The House Ways and Means Committee is looking at limiting corporate state and local tax deductions as one way to offset the costs of a large party-line tax bill, according to two people familiar with the discussions.
The panel, which oversees all tax policy, is considering the limit among other potential offsets for the bill, according to the people, who were granted anonymity to share private deliberations. Companies currently can deduct an unlimited amount of state income, property and sales taxes from their federal tax bill.
The discussions signal that a proposal to limit corporate SALT, as the deduction is called, may have enough support among Republicans to make it into a party-line tax bill. The far-right House Freedom Caucus had previously raised the idea of putting a cap on the deduction to pay for raising the current cap on the amount of state and local taxes that individuals can deduct, but it was unclear how much buy-in the proposal had with the rest of the conference.
The discussions come as tax writers scramble to find ways to contain and offset the costs of both extending expiring tax cuts and enacting President Donald Trump’s tax priorities. House Republicans adopted a budget plan last week that set the upper limit on the size of tax cuts at $4.5 trillion, which leaves very little wiggle room for the conference to enact all of their ideas.

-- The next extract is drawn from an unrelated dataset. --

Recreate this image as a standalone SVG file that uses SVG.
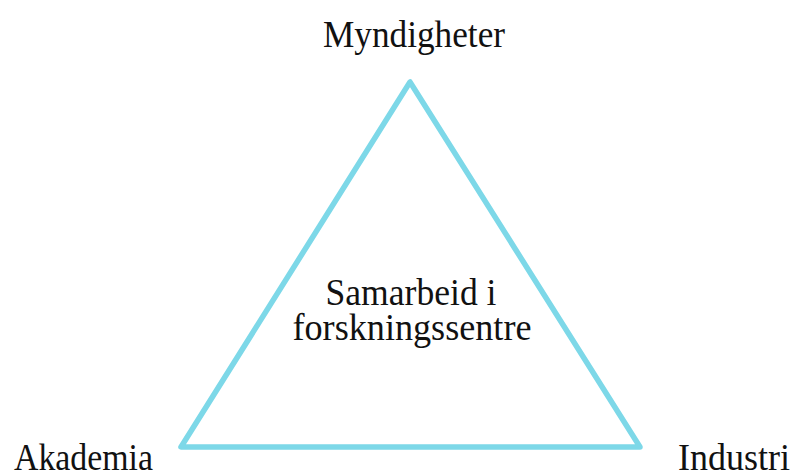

Extending the expiring provisions of Trump’s 2017 tax cuts for ten years would cost roughly $4 trillion without interest, according to the Congressional Budget Office. Republicans have also committed to restoring business write-offs like bonus depreciation, which would cost $378 billion over a ten-year window, according to CBO.
Those policies alone would leave little room for some of Trump’s campaign promises to eliminate income taxes on tips and overtime work, which could add hundreds of billions more in red ink.
The Ways and Means Committee has also been considering other ways to cut down the impact of a tax bill on the federal deficit. Those include strengthening work requirements for the Temporary Assistance for Needy Families program and repealing a nursing home staffing mandate implemented under the Biden administration.
According to a joint analysis by the Bipartisan Policy Center and the Tax Foundation, repealing corporate deductions for state income taxes could raise around $192 billion in revenue.